Multiple sources say the museum is cooperating with the criminal investigation and has handed over a number of documents relating to its former president Blair Collis' use of his museum credit card.
Sources say that the criminal investigation is wide-ranging and could lead to theft, fraud and even money laundering charges. But legal experts said it's a difficult case because the museum board allowed the questionable purchases to go for years and did little to curb Collis' spending.
"They're really accomplices if they're enabling the people using the cards to use them for improper purposes," said defense attorney Victor Bakke. "(It's) kind of a debacle."
Collis could not be reached and the museum had no comment.
According to several sources, the criminal investigators are looking at a number of charges that don't appear to be related to Collis' work at museum, such as items Collis bought at Bed, Bath and Beyond, Tamura's Fine Wine & Liquors, and at the Ala Moana Cartier jewelry store.

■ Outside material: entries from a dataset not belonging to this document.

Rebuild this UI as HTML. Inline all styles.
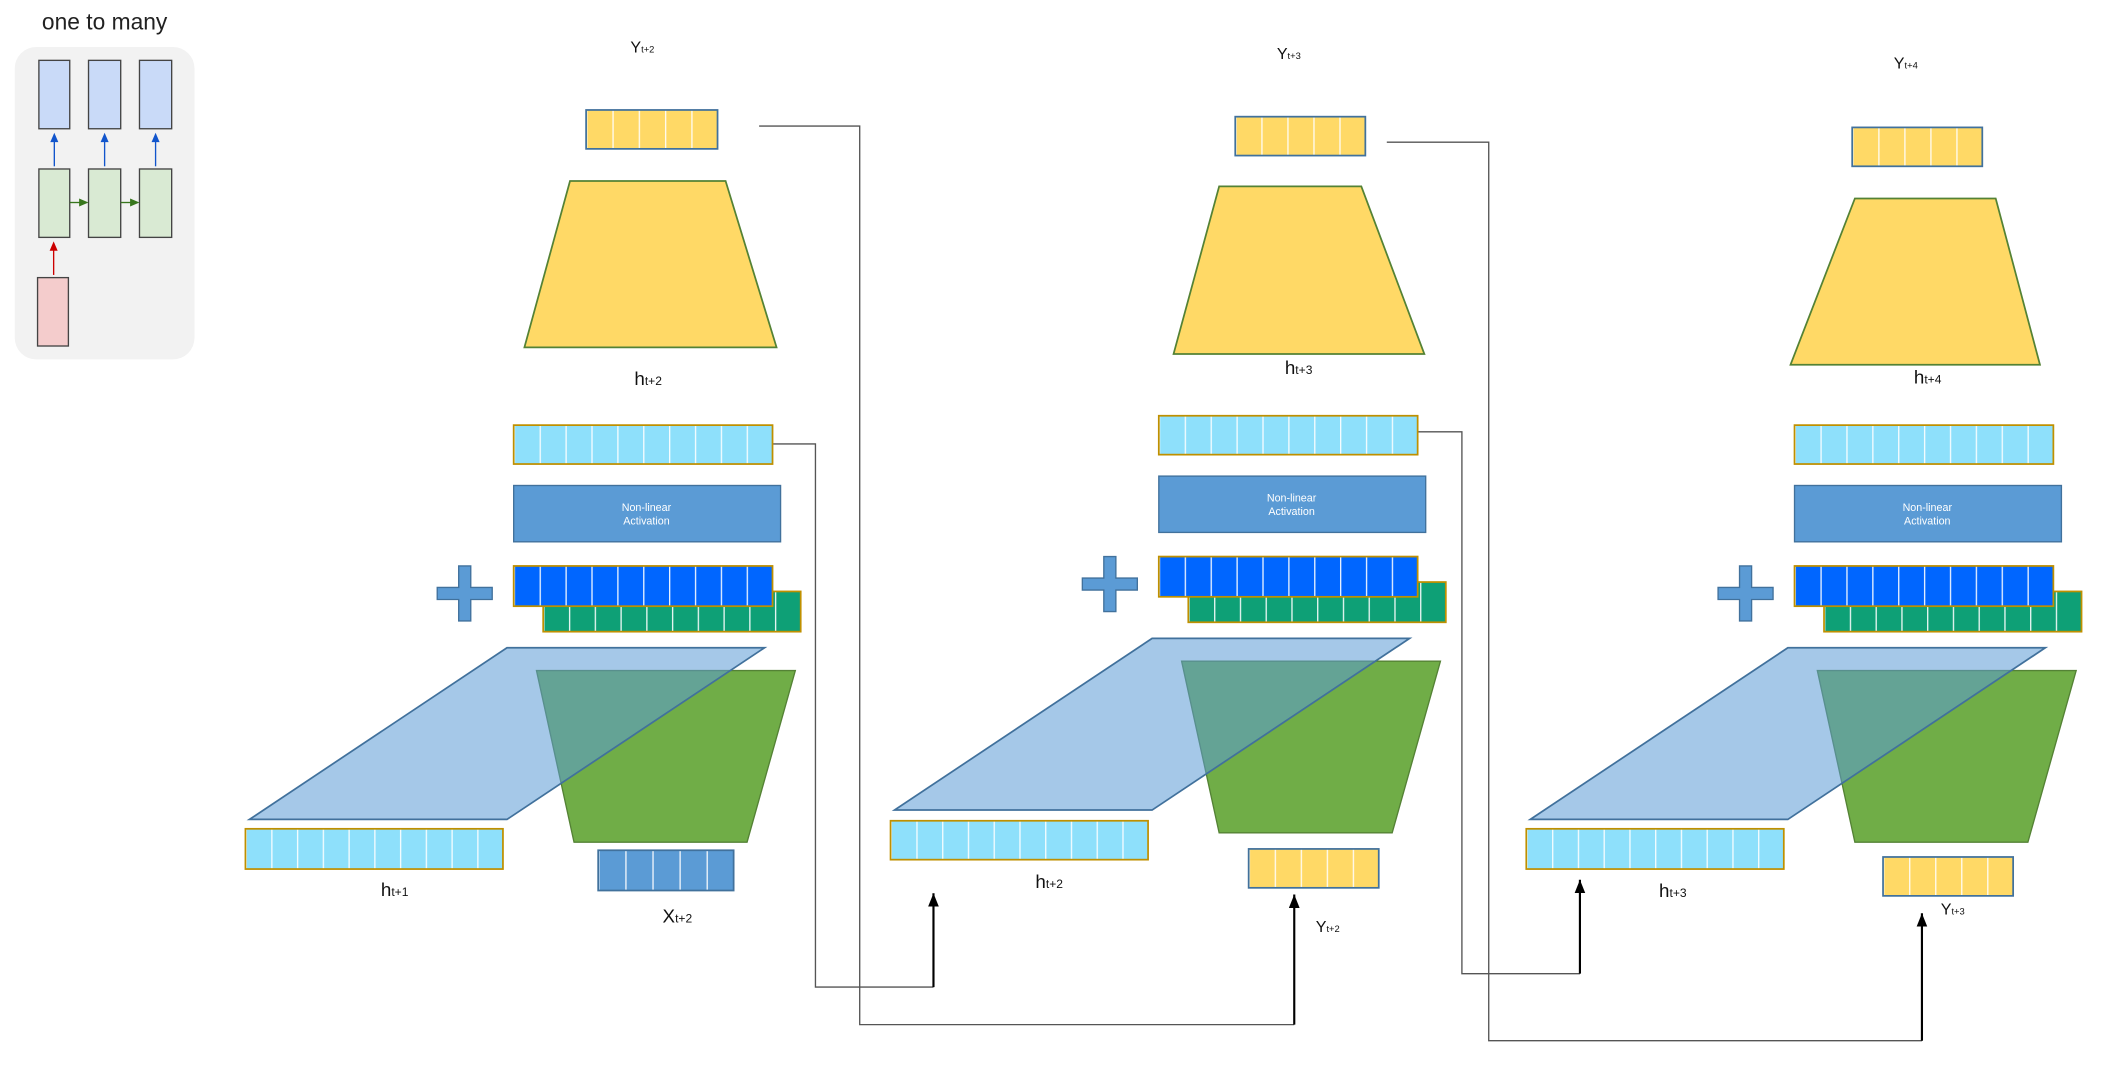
<!DOCTYPE html>
<html><head><meta charset="utf-8"><style>
html,body{margin:0;padding:0;background:#fff;}
svg{display:block;}
text{font-family:"Liberation Sans",sans-serif;}
</style></head><body>
<svg width="2103" height="1067" viewBox="0 0 1568 795.6" preserveAspectRatio="none" xmlns="http://www.w3.org/2000/svg">
<defs>
<pattern id="c10" patternUnits="objectBoundingBox" width="0.1" height="1"><rect x="0" y="0" width="1" height="200" fill="#fff" opacity="0.9"/></pattern>
<pattern id="c5" patternUnits="objectBoundingBox" width="0.2" height="1"><rect x="0" y="0" width="1" height="200" fill="#fff" opacity="0.9"/></pattern>
<marker id="ar" markerWidth="10" markerHeight="8" refX="10" refY="4" orient="auto" markerUnits="userSpaceOnUse"><path d="M0,0 L10,4 L0,8 Z" fill="#000"/></marker>
</defs>

<text x="78" y="22" font-size="17" text-anchor="middle" fill="#222">one to many</text>
<rect x="11" y="35" width="134" height="233" rx="16" fill="#f2f2f2"/>
<g stroke="#444" stroke-width="1">
<rect x="29" y="45" width="23" height="51" fill="#c9daf8"/>
<rect x="66" y="45" width="24" height="51" fill="#c9daf8"/>
<rect x="104" y="45" width="24" height="51" fill="#c9daf8"/>
<rect x="29" y="126" width="23" height="51" fill="#d9ead3"/>
<rect x="66" y="126" width="24" height="51" fill="#d9ead3"/>
<rect x="104" y="126" width="24" height="51" fill="#d9ead3"/>
<rect x="28" y="207" width="23" height="51" fill="#f4cccc"/>
</g>
<g stroke-width="1">
<line x1="40.5" y1="124" x2="40.5" y2="104" stroke="#1155cc"/><path d="M37.5,106 L40.5,99 L43.5,106Z" fill="#1155cc"/>
<line x1="78" y1="124" x2="78" y2="104" stroke="#1155cc"/><path d="M75,106 L78,99 L81,106Z" fill="#1155cc"/>
<line x1="116" y1="124" x2="116" y2="104" stroke="#1155cc"/><path d="M113,106 L116,99 L119,106Z" fill="#1155cc"/>
<line x1="40" y1="205" x2="40" y2="185" stroke="#cc0000"/><path d="M37,187 L40,180 L43,187Z" fill="#cc0000"/>
<line x1="52" y1="151" x2="60" y2="151" stroke="#38761d"/><path d="M59,148 L66,151 L59,154Z" fill="#38761d"/>
<line x1="90" y1="151" x2="98" y2="151" stroke="#38761d"/><path d="M97,148 L104,151 L97,154Z" fill="#38761d"/>
</g>

<g fill="none" stroke="#555" stroke-width="1">
<polyline points="566,94 641,94 641,764 965,764"/>
<polyline points="576,331 608,331 608,736 696,736"/>
<polyline points="1034,106 1110,106 1110,776 1433,776"/>
<polyline points="1056,322 1090,322 1090,726 1178,726"/>
</g>
<g stroke="#000" stroke-width="1.6" marker-end="url(#ar)">
<line x1="965" y1="764" x2="965" y2="667"/>
<line x1="696" y1="736" x2="696" y2="666"/>
<line x1="1433" y1="776" x2="1433" y2="681"/>
<line x1="1178" y1="726" x2="1178" y2="656"/>
</g>

<g>
<rect x="437" y="82" width="98" height="29" fill="#ffd966"/><rect x="437" y="82" width="98" height="29" fill="url(#c5)"/><rect x="437" y="82" width="98" height="29" fill="none" stroke="#41719c" stroke-width="1.3"/>
<polygon points="425,135 541,135 579,259 391,259" fill="#ffd966" stroke="#548235" stroke-width="1.3"/>
<rect x="383" y="317" width="193" height="29" fill="#8ee0fb"/><rect x="383" y="317" width="193" height="29" fill="url(#c10)"/><rect x="383" y="317" width="193" height="29" fill="none" stroke="#bf9000" stroke-width="1.3"/>
<rect x="383" y="362" width="199" height="42" fill="#5b9bd5" stroke="#41719c" stroke-width="1"/>
<text x="482" y="381" font-size="8" fill="#fff" text-anchor="middle">Non-linear</text>
<text x="482" y="391" font-size="8" fill="#fff" text-anchor="middle">Activation</text>
<path d="M342,422 h9 v16 h16 v9 h-16 v16 h-9 v-16 h-16 v-9 h16 z" fill="#5b9bd5" stroke="#41719c" stroke-width="1"/>
<rect x="405" y="441" width="192" height="30" fill="#0ea076"/><rect x="405" y="441" width="192" height="30" fill="url(#c10)"/><rect x="405" y="441" width="192" height="30" fill="none" stroke="#bf9000" stroke-width="1.3"/>
<rect x="383" y="422" width="193" height="30" fill="#0066ff"/><rect x="383" y="422" width="193" height="30" fill="url(#c10)"/><rect x="383" y="422" width="193" height="30" fill="none" stroke="#bf9000" stroke-width="1.3"/>
<polygon points="400,500 593,500 557,628 428,628" fill="#70ad47" stroke="#548235" stroke-width="1"/>
<polygon points="378,483 570,483 378,611 186,611" fill="#5b9bd5" fill-opacity="0.55" stroke="#41719c" stroke-width="1.3"/>
</g>
<rect x="183" y="618" width="192" height="30" fill="#8ee0fb"/><rect x="183" y="618" width="192" height="30" fill="url(#c10)"/><rect x="183" y="618" width="192" height="30" fill="none" stroke="#bf9000" stroke-width="1.3"/>
<rect x="446" y="634" width="101" height="30" fill="#5b9bd5"/><rect x="446" y="634" width="101" height="30" fill="url(#c5)"/><rect x="446" y="634" width="101" height="30" fill="none" stroke="#41719c" stroke-width="1.3"/>

<g transform="translate(484,5)"><rect x="437" y="82" width="97" height="29" fill="#ffd966"/><rect x="437" y="82" width="97" height="29" fill="url(#c5)"/><rect x="437" y="82" width="97" height="29" fill="none" stroke="#41719c" stroke-width="1.3"/>
<polygon points="425,134 531,134 578,259 391,259" fill="#ffd966" stroke="#548235" stroke-width="1.3"/></g>
<g transform="translate(481,-7)">
<rect x="383" y="317" width="193" height="29" fill="#8ee0fb"/><rect x="383" y="317" width="193" height="29" fill="url(#c10)"/><rect x="383" y="317" width="193" height="29" fill="none" stroke="#bf9000" stroke-width="1.3"/>
<rect x="383" y="362" width="199" height="42" fill="#5b9bd5" stroke="#41719c" stroke-width="1"/>
<text x="482" y="381" font-size="8" fill="#fff" text-anchor="middle">Non-linear</text>
<text x="482" y="391" font-size="8" fill="#fff" text-anchor="middle">Activation</text>
<path d="M342,422 h9 v16 h16 v9 h-16 v16 h-9 v-16 h-16 v-9 h16 z" fill="#5b9bd5" stroke="#41719c" stroke-width="1"/>
<rect x="405" y="441" width="192" height="30" fill="#0ea076"/><rect x="405" y="441" width="192" height="30" fill="url(#c10)"/><rect x="405" y="441" width="192" height="30" fill="none" stroke="#bf9000" stroke-width="1.3"/>
<rect x="383" y="422" width="193" height="30" fill="#0066ff"/><rect x="383" y="422" width="193" height="30" fill="url(#c10)"/><rect x="383" y="422" width="193" height="30" fill="none" stroke="#bf9000" stroke-width="1.3"/>
<polygon points="400,500 593,500 557,628 428,628" fill="#70ad47" stroke="#548235" stroke-width="1"/>
<polygon points="378,483 570,483 378,611 186,611" fill="#5b9bd5" fill-opacity="0.55" stroke="#41719c" stroke-width="1.3"/>
</g>
<rect x="664" y="612" width="192" height="29" fill="#8ee0fb"/><rect x="664" y="612" width="192" height="29" fill="url(#c10)"/><rect x="664" y="612" width="192" height="29" fill="none" stroke="#bf9000" stroke-width="1.3"/>
<rect x="931" y="633" width="97" height="29" fill="#ffd966"/><rect x="931" y="633" width="97" height="29" fill="url(#c5)"/><rect x="931" y="633" width="97" height="29" fill="none" stroke="#41719c" stroke-width="1.3"/>

<g transform="translate(944,13)"><rect x="437" y="82" width="97" height="29" fill="#ffd966"/><rect x="437" y="82" width="97" height="29" fill="url(#c5)"/><rect x="437" y="82" width="97" height="29" fill="none" stroke="#41719c" stroke-width="1.3"/>
<polygon points="439,135 544,135 577,259 391,259" fill="#ffd966" stroke="#548235" stroke-width="1.3"/></g>
<g transform="translate(955,0)">
<rect x="383" y="317" width="193" height="29" fill="#8ee0fb"/><rect x="383" y="317" width="193" height="29" fill="url(#c10)"/><rect x="383" y="317" width="193" height="29" fill="none" stroke="#bf9000" stroke-width="1.3"/>
<rect x="383" y="362" width="199" height="42" fill="#5b9bd5" stroke="#41719c" stroke-width="1"/>
<text x="482" y="381" font-size="8" fill="#fff" text-anchor="middle">Non-linear</text>
<text x="482" y="391" font-size="8" fill="#fff" text-anchor="middle">Activation</text>
<path d="M342,422 h9 v16 h16 v9 h-16 v16 h-9 v-16 h-16 v-9 h16 z" fill="#5b9bd5" stroke="#41719c" stroke-width="1"/>
<rect x="405" y="441" width="192" height="30" fill="#0ea076"/><rect x="405" y="441" width="192" height="30" fill="url(#c10)"/><rect x="405" y="441" width="192" height="30" fill="none" stroke="#bf9000" stroke-width="1.3"/>
<rect x="383" y="422" width="193" height="30" fill="#0066ff"/><rect x="383" y="422" width="193" height="30" fill="url(#c10)"/><rect x="383" y="422" width="193" height="30" fill="none" stroke="#bf9000" stroke-width="1.3"/>
<polygon points="400,500 593,500 557,628 428,628" fill="#70ad47" stroke="#548235" stroke-width="1"/>
<polygon points="378,483 570,483 378,611 186,611" fill="#5b9bd5" fill-opacity="0.55" stroke="#41719c" stroke-width="1.3"/>
</g>
<rect x="1138" y="618" width="192" height="30" fill="#8ee0fb"/><rect x="1138" y="618" width="192" height="30" fill="url(#c10)"/><rect x="1138" y="618" width="192" height="30" fill="none" stroke="#bf9000" stroke-width="1.3"/>
<rect x="1404" y="639" width="97" height="29" fill="#ffd966"/><rect x="1404" y="639" width="97" height="29" fill="url(#c5)"/><rect x="1404" y="639" width="97" height="29" fill="none" stroke="#41719c" stroke-width="1.3"/>

<g fill="#111">
<text x="470" y="39" font-size="12">Y<tspan font-size="7">t+2</tspan></text>
<text x="952" y="44" font-size="12">Y<tspan font-size="7">t+3</tspan></text>
<text x="1412" y="51" font-size="12">Y<tspan font-size="7">t+4</tspan></text>
<text x="473" y="287" font-size="14">h<tspan font-size="9">t+2</tspan></text>
<text x="958" y="279" font-size="14">h<tspan font-size="9">t+3</tspan></text>
<text x="1427" y="286" font-size="14">h<tspan font-size="9">t+4</tspan></text>
<text x="284" y="668" font-size="14">h<tspan font-size="9">t+1</tspan></text>
<text x="494" y="688" font-size="14">X<tspan font-size="9">t+2</tspan></text>
<text x="772" y="662" font-size="14">h<tspan font-size="9">t+2</tspan></text>
<text x="981" y="695" font-size="12">Y<tspan font-size="7">t+2</tspan></text>
<text x="1237" y="669" font-size="14">h<tspan font-size="9">t+3</tspan></text>
<text x="1447" y="682" font-size="12">Y<tspan font-size="7">t+3</tspan></text>
</g>
</svg>
</body></html>
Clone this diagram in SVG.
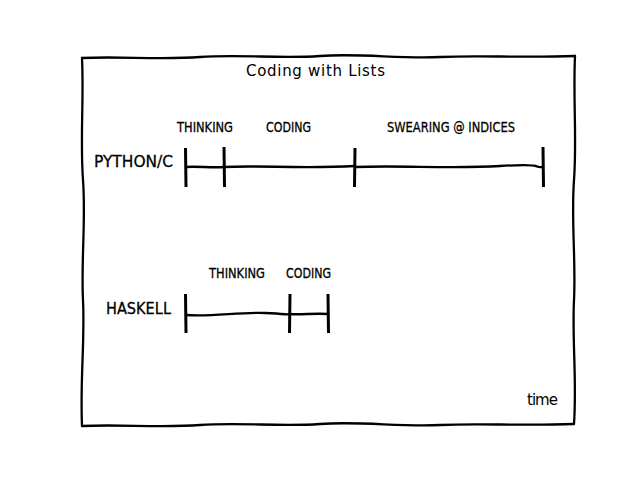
<svg xmlns="http://www.w3.org/2000/svg" width="640" height="480" viewBox="0 0 640 480">
<style>
.ln{fill:none;stroke:#000;stroke-width:2.3;stroke-linecap:round;stroke-linejoin:round}
.tk{fill:none;stroke:#000;stroke-width:3;stroke-linecap:butt}
.lab{font-family:"DejaVu Sans","Liberation Sans",sans-serif;font-size:14px;fill:#000;stroke:#000;stroke-width:0.3;text-anchor:start}
.row{font-family:"DejaVu Sans","Liberation Sans",sans-serif;font-size:16px;fill:#000;stroke:#000;stroke-width:0.3;text-anchor:start}
.ttl{font-family:"DejaVu Sans","Liberation Sans",sans-serif;font-size:15px;fill:#000;text-anchor:start}
</style>
<rect width="640" height="480" fill="#fff"/>
<g id="frame">
<path class="ln" d="M82,58 C120,56 160,60 200,57 S280,59 320,56 S400,59 440,57 S520,58 575,56"/>
<path class="ln" d="M82,426 C120,424 160,428 200,425 S280,427 320,424 S400,427 440,425 S520,426 574,424"/>
<path class="ln" d="M82,58 C84,100 80,140 83,180 S81,260 83,300 S80,380 82,426"/>
<path class="ln" d="M575,56 C573,100 577,140 574,180 S576,260 574,300 S577,380 574,424"/>
</g>
<text class="ttl" x="246" y="76" textLength="139" lengthAdjust="spacing">Coding with Lists</text>
<g id="connectors">
<path class="ln" d="M186,167 C196,166 212,168 224,167"/>
<path class="ln" d="M224,167 C260,165 300,169 355,166"/>
<path class="ln" d="M355,167 C400,165 450,169 500,166 S530,168 543,167"/>
<path class="ln" d="M186,315 C210,317 240,312 265,313 S285,315 290,314"/>
<path class="ln" d="M290,314 C300,315 315,313 328,314"/>
</g>
<g id="python">
<text class="row" x="94" y="167" textLength="79" lengthAdjust="spacingAndGlyphs">PYTHON/C</text>
<path class="tk" d="M185.5,148 L186,187"/>
<path class="tk" d="M224,147 L224.5,187"/>
<path class="tk" d="M355,148 L354.5,187"/>
<path class="tk" d="M543,147 L543.5,187"/>
<text class="lab" x="177" y="132" textLength="56" lengthAdjust="spacingAndGlyphs">THINKING</text>
<text class="lab" x="266" y="132" textLength="45" lengthAdjust="spacingAndGlyphs">CODING</text>
<text class="lab" x="387" y="132" textLength="128" lengthAdjust="spacingAndGlyphs">SWEARING @ INDICES</text>
</g>
<g id="haskell">
<text class="row" x="106" y="314" textLength="65" lengthAdjust="spacingAndGlyphs">HASKELL</text>
<path class="tk" d="M185.5,294 L186,333"/>
<path class="tk" d="M290,294 L289.5,333"/>
<path class="tk" d="M328,294 L328.5,333"/>
<text class="lab" x="209" y="278" textLength="56" lengthAdjust="spacingAndGlyphs">THINKING</text>
<text class="lab" x="286" y="278" textLength="45" lengthAdjust="spacingAndGlyphs">CODING</text>
</g>
<text class="ttl" x="527" y="405" textLength="31" lengthAdjust="spacing">time</text>
</svg>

The case has a number of parallels with another high-profile investigation that's being conducted by the Attorney General's office: the investigation into p-Card abuses by Big Island Mayor Billy Kenoi. Like Collis, Kenoi is accused of using his work credit card to make tens of thousands of dollars in questionable purchases, including a surf board and a high-performance training bicycle. Both paid back a majority of the expenses but only after questions were raised about their purchases.
"You do also see similarities which is basically you have an individual using someone else's credit card with little or no oversight," Bakke said.
Attorney General Doug Chin's criminal investigation is separate from a civil investigation his office is conducting.
That civil investigation could result in fines not just against Collis but also against the board for allowing the misspending to go on for so long.